NATO defense ministers have decided to beef up the military alliance's naval presence in the Black Sea while taking additional measures in the cyber defense field and continuing efforts for stronger presence in the Baltic Sea, which are all targeting Russia.
Secretary-General Jens Stoltenberg said Thursday that NATO will hold more war games and training in the strategically important sea, which borders allies Turkey, Bulgaria and Romania, but also Russia, Ukraine and Georgia.
Russia's naval fleet based at Sevastopol in Crimea has been a major concern for NATO, especially after Crimea was unilaterally annexed from by Russia on March 2014 in a clear violation of international law.
Stoltenberg said at the meeting the NATO allies discussed their presence in the Black Sea region and agreed on two additional maritime measures as well as a multinational framework brigade in Romania.
Stoltenberg described the new measures as "an increased NATO naval presence in the Black Sea for enhanced training, exercises, and situational awareness, and a maritime coordination function for our Standing Naval Forces when operating with other Allied forces in the Black Sea region".
He added, "And this shows allies stand together, united and strong".
Several NATO allies are already providing troops to 3,000-5,000-strong land force in Romania.
Deployment in Baltic to be in defensive nature
The current deployment of NATO troops in the Baltic region is a clear warning to any power considering doing harm, the alliance's chief said in Brussels on Thursday.
"They are a clear demonstration of NATO's transatlantic unity and resolve. And they send a clear message to any potential aggressor," said Secretary General Jens Stoltenberg
Speaking to reporters following the meeting of the North Atlantic Council, NATO's principal political decision-making body, at defense minister level, Stoltenberg noted that NATO deterrent forces have started to arrive in the Baltic coast countries of Estonia, Latvia, Lithuania, and Poland.
The newly deployed four multinational battle groups will be fully operational by this June, Stoltenberg said.
But he argued the deployments are not offensive in nature but "defensive and measured".
The military alliance will not respond in kind to Russia, according to Stoltenberg.
"We will not match Russia soldier for soldier, tank for tank, or plane for plane. Our aim is to prevent conflict, not to provoke it".
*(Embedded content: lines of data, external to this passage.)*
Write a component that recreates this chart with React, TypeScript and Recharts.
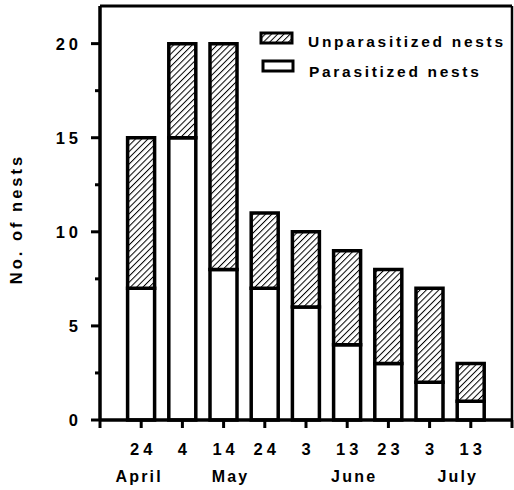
import { Bar, BarChart, ReferenceLine, XAxis, YAxis } from "recharts";

// nest counts per census date (parasitized at the bottom, unparasitized stacked on top)
const dates = ["24", "4", "14", "24", "3", "13", "23", "3", "13"];
const parasitized = [7, 15, 8, 7, 6, 4, 3, 2, 1];
const unparasitized = [8, 5, 12, 4, 4, 5, 5, 5, 2];

// month names and the date slot each sits under
const months = ["April", "May", "June", "July"];
const monthSlots = [1, 3, 6, 9];

const xTicks = [0, 1, 2, 3, 4, 5, 6, 7, 8, 9, 10];
const yTicks = [0, 2.5, 5, 7.5, 10, 12.5, 15, 17.5, 20];

const data = dates.map((date, i) => ({
  slot: i + 1,
  date,
  parasitized: parasitized[i],
  unparasitized: unparasitized[i],
}));

const FONT = "'Liberation Sans', Arial, sans-serif";
const monthShift: Record<string, number> = { April: -4, May: 5, June: 5, July: -15 };

function DateTick(props: any) {
  const { x, y, payload } = props;
  const slot = payload.value as number;
  const date = dates[slot - 1];
  const m = monthSlots.indexOf(slot);
  return (
    <g>
      <line x1={x} x2={x} y1={y} y2={y + 8} stroke="#000" strokeWidth={3} />
      {date && (
        <text x={x + 2} y={y + 35} textAnchor="middle" fontFamily={FONT} fontWeight="bold" fontSize={16.5} letterSpacing={4} fill="#000">
          {date}
        </text>
      )}
      {m >= 0 && (
        <text x={x + monthShift[months[m]] + 2} y={y + 62} textAnchor="middle" fontFamily={FONT} fontWeight="bold" fontSize={16} letterSpacing={2.2} fill="#000">
          {months[m]}
        </text>
      )}
    </g>
  );
}

function CountTick(props: any) {
  const { x, y, payload } = props;
  const v = payload.value as number;
  const major = v % 5 === 0;
  return (
    <g>
      <line x1={x - (major ? 9 : 5)} x2={x} y1={y} y2={y} stroke="#000" strokeWidth={3} />
      {major && (
        <text x={x - 18} y={y + 6} textAnchor="end" fontFamily={FONT} fontWeight="bold" fontSize={16.5} letterSpacing={4} fill="#000">
          {v}
        </text>
      )}
    </g>
  );
}

export default function App() {
  return (
    <div style={{ position: "absolute", left: 0, top: 0, background: "#fff" }}>
      <BarChart width={514} height={490} data={data} margin={{ top: 6, right: 2, bottom: 10, left: 0 }}>
        <defs>
          <pattern id="hatch" patternUnits="userSpaceOnUse" width={4.4} height={4.4} patternTransform="rotate(45)">
            <rect width={4.4} height={4.4} fill="#fff" />
            <line x1={0} y1={0} x2={0} y2={4.4} stroke="#000" strokeWidth={2} />
          </pattern>
        </defs>
        <XAxis
          type="number"
          dataKey="slot"
          domain={[0, 10]}
          ticks={xTicks}
          interval={0}
          height={60}
          tickSize={0}
          tickMargin={0}
          tickLine={false}
          tick={<DateTick />}
          axisLine={{ stroke: "#000", strokeWidth: 3.5 }}
        />
        <YAxis
          type="number"
          domain={[0, 22]}
          ticks={yTicks}
          interval={0}
          width={100}
          tickSize={0}
          tickMargin={0}
          tickLine={false}
          tick={<CountTick />}
          axisLine={{ stroke: "#000", strokeWidth: 3.5 }}
        />
        <ReferenceLine y={22} stroke="#000" strokeWidth={3} />
        <ReferenceLine x={10} stroke="#000" strokeWidth={2.5} />
        <Bar dataKey="parasitized" stackId="n" barSize={27} fill="#fff" stroke="#000" strokeWidth={3.5} isAnimationActive={false} />
        <Bar dataKey="unparasitized" stackId="n" barSize={27} fill="url(#hatch)" stroke="#000" strokeWidth={3.5} isAnimationActive={false} />
        <text transform="translate(22,219) rotate(-90)" textAnchor="middle" fontFamily={FONT} fontWeight="bold" fontSize={16.5} letterSpacing={3} fill="#000">
          No. of nests
        </text>
        <g fontFamily={FONT} fontWeight="bold" fontSize={15.5} letterSpacing={2.7} fill="#000">
          <rect x={261} y={33} width={31} height={10} fill="url(#hatch)" stroke="#000" strokeWidth={3} />
          <text x={308} y={47}>Unparasitized nests</text>
          <rect x={263} y={61} width={30} height={10} fill="#fff" stroke="#000" strokeWidth={3} />
          <text x={309} y={77}>Parasitized nests</text>
        </g>
      </BarChart>
    </div>
  );
}
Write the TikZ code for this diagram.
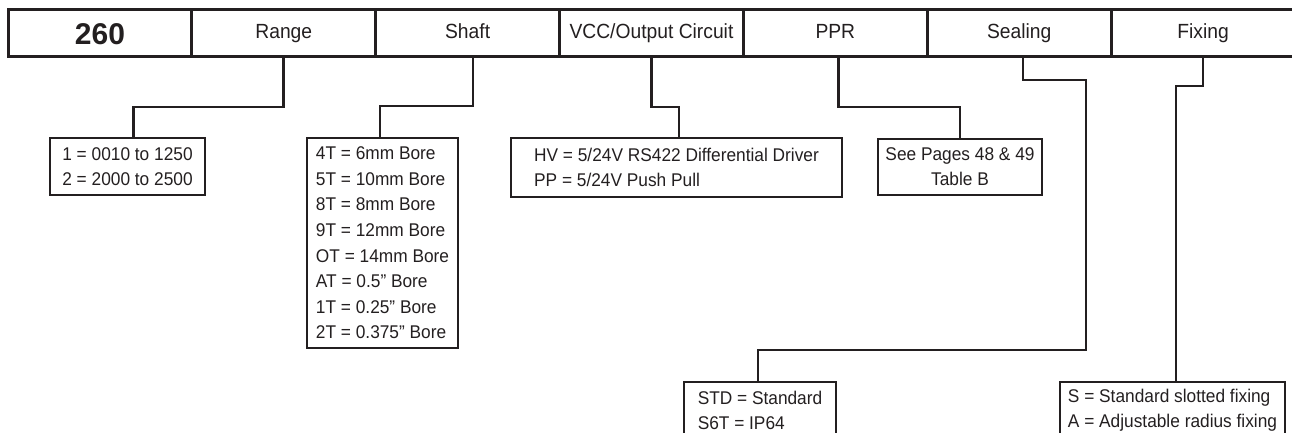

The NATO chief also highlighted that the alliance had establish cyber rapid reaction teams and were helping the allies improve their own cyber defense, some months after the United States proved vulnerable to what U.S. intelligence says was Russian hacking designed to help Donald Trump win the presidential election.
"Cyber defense is another top priority for NATO… Today, we approved an updated cyber defense plan, and a roadmap to implement cyberspace as an operational domain".
He added that cyber defense was a part of NATO's response to hybrid capabilities and sharing information.
Stoltenberg said the North Atlantic Council will discuss a formal request from Libyan Prime Minister Fayez Al Sarraj for NATO's advice and expertise for Libya's defense.